Would you be more inclined to buy a container of Tropicana orange juice if the packaging trumpeted the fact that its carbon imprint brand was 3.75 -- meaning that the equivalent of 3.75 pounds of carbon dioxide are emitted to the atmosphere for each half-gallon carton of orange juice that's produced? It may not have quite the same ring that "lower your cholesterol" has on a box of Cheerios or "less fat" has on a package of Ritz, but PepsiCo is wrestling with how to use the data it has collected on exactly how much impact manufacturing its OJ has on the environment.
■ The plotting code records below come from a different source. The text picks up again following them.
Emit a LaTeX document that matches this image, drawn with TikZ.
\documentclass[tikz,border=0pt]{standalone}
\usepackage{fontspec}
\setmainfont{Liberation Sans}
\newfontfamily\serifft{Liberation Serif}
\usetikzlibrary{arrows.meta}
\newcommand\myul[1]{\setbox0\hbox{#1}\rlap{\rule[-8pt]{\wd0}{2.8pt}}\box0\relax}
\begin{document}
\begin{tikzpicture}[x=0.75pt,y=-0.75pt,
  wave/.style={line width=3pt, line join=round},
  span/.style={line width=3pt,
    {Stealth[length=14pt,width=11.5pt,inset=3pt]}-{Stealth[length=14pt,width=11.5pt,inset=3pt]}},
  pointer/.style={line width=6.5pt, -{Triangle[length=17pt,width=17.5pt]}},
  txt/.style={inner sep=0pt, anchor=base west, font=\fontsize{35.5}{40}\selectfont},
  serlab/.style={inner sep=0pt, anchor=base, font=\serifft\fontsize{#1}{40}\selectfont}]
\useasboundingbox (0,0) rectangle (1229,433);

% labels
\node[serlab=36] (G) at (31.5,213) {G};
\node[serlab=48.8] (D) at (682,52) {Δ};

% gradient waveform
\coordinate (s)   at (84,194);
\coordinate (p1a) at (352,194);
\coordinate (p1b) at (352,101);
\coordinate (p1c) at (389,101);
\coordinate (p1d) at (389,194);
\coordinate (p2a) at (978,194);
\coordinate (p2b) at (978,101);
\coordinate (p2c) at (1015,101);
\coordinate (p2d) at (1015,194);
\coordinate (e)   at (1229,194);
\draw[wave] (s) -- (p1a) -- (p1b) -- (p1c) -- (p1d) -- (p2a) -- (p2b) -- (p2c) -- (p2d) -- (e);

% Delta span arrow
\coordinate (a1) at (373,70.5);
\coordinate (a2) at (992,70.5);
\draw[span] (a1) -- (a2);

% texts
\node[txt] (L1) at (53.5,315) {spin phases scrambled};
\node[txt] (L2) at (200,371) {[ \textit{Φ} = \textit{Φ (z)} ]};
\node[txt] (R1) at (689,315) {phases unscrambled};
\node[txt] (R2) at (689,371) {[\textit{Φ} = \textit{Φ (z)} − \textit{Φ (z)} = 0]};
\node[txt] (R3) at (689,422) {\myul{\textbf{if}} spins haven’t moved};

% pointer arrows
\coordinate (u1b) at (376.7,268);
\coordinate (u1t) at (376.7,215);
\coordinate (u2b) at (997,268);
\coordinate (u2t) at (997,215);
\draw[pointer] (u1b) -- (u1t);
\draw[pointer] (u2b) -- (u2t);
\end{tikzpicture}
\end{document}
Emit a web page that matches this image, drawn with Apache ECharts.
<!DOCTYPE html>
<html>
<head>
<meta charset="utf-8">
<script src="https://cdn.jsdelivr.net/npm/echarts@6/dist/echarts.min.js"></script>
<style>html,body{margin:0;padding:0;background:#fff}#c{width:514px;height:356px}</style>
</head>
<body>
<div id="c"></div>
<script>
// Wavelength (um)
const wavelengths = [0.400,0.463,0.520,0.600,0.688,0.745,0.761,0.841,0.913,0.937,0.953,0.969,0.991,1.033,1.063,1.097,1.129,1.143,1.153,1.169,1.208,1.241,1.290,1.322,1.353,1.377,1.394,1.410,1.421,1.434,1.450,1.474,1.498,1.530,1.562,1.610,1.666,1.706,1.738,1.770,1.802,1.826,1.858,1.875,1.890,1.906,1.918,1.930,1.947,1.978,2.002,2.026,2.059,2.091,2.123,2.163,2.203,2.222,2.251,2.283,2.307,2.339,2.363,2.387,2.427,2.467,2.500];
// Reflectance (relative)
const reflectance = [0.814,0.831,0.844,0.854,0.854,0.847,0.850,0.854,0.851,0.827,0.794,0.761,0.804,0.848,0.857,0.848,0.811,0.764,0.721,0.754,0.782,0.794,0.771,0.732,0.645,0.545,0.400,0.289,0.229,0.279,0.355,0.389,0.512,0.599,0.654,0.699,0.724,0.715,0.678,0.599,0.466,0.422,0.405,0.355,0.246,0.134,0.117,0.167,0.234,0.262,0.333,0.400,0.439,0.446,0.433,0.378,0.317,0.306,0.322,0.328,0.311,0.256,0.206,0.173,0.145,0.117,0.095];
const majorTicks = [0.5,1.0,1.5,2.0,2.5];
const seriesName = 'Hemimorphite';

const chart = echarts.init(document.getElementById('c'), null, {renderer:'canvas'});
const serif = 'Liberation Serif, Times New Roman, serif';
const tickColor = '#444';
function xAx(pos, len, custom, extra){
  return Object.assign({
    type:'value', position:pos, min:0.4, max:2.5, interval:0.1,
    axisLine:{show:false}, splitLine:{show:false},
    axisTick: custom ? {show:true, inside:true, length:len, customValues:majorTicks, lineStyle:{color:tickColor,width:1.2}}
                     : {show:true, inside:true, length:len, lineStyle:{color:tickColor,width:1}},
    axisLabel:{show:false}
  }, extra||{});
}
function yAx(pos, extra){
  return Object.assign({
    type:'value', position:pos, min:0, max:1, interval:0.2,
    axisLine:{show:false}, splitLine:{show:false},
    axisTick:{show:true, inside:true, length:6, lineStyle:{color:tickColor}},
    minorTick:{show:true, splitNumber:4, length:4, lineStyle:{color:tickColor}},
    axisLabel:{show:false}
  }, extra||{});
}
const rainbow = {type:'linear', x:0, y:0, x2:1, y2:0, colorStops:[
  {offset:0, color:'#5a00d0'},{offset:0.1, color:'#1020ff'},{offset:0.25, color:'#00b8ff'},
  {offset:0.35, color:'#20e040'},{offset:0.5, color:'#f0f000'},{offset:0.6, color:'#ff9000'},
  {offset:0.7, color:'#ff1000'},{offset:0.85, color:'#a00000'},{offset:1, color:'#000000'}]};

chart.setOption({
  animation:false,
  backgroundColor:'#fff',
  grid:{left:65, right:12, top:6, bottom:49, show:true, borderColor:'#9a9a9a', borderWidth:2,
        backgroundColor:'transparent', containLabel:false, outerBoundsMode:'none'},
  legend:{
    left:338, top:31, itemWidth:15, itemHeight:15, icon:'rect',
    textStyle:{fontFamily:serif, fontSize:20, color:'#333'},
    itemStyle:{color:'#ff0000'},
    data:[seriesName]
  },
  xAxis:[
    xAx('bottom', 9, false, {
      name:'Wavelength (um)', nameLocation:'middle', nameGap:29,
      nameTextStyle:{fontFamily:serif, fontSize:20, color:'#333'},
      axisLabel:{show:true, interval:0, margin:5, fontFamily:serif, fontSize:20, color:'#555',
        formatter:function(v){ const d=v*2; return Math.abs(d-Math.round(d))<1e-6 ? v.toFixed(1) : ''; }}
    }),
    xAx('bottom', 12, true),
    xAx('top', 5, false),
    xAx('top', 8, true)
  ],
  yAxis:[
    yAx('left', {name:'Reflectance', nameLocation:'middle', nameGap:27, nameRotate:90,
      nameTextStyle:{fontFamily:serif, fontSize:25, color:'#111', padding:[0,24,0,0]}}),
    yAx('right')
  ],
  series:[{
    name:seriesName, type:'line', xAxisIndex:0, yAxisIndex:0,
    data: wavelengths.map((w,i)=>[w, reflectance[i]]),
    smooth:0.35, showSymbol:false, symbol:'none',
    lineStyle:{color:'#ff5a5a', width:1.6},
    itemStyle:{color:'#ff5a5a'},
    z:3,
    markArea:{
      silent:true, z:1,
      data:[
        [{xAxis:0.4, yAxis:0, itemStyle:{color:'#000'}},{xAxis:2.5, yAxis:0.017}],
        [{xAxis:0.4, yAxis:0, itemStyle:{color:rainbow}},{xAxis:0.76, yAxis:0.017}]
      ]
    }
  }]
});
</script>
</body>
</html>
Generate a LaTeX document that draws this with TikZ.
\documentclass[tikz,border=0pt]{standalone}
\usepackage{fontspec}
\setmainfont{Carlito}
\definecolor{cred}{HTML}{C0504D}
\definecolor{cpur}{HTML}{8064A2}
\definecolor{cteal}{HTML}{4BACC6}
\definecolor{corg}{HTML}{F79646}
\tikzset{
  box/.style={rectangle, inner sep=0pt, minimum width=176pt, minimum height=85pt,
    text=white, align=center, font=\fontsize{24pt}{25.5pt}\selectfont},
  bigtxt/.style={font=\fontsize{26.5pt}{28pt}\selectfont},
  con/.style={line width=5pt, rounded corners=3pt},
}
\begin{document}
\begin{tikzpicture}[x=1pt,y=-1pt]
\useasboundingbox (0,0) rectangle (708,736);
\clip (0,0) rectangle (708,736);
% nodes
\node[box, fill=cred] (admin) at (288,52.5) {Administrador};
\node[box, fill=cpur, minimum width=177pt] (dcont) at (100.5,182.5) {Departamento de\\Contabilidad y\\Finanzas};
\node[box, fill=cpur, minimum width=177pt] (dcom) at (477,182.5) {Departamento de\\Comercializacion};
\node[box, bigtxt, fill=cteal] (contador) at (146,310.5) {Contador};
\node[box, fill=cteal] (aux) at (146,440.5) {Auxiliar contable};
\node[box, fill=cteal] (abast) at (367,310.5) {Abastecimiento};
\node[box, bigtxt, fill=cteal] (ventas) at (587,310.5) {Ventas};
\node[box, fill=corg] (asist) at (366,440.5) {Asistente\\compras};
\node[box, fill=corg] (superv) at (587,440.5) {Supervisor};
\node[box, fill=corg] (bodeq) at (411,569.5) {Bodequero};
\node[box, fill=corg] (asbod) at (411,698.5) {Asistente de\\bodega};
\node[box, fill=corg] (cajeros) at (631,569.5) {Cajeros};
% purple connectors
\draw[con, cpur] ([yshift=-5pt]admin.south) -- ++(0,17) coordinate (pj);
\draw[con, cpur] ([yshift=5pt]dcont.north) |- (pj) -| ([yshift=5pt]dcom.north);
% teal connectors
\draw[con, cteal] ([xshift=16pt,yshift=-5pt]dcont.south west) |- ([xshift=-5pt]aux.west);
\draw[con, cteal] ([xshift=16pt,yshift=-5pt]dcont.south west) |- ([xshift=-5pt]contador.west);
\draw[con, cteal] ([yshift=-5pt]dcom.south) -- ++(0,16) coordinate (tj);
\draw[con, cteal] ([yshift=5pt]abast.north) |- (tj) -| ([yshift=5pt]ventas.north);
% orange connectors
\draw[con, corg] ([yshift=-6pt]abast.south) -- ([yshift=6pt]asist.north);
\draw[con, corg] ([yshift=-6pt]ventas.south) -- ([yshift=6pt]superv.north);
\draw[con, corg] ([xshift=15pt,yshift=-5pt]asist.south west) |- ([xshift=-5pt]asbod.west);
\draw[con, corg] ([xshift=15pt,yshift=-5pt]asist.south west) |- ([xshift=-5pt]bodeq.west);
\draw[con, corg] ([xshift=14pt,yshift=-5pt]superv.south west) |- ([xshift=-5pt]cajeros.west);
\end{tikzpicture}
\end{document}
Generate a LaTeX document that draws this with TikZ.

The biggest contributor to a carton of OJ's carbon footprint isn't the power required to run the machinery or the fuel used to transport the finished product, as you might have guessed, but rather the growing of the oranges themselves. Oranges require a lot of nitrogen fertilizer, which requires natural gas to make, Andrew Martin reports.

There's a controversy brewing over exactly what the carbon footprint numbers mean, and how to use them. Some environmentalists say that any marketing claims would be "backed by fuzzy numbers and dubious assumptions," Martin writes. Nancy Hirshberg, vp for natural resources at Stonyfield Farm, feels that measuring a carbon footprint is a "fabulous tool" for pinpointing areas to reduce emissions but that the number is meaningless as a marketing tool.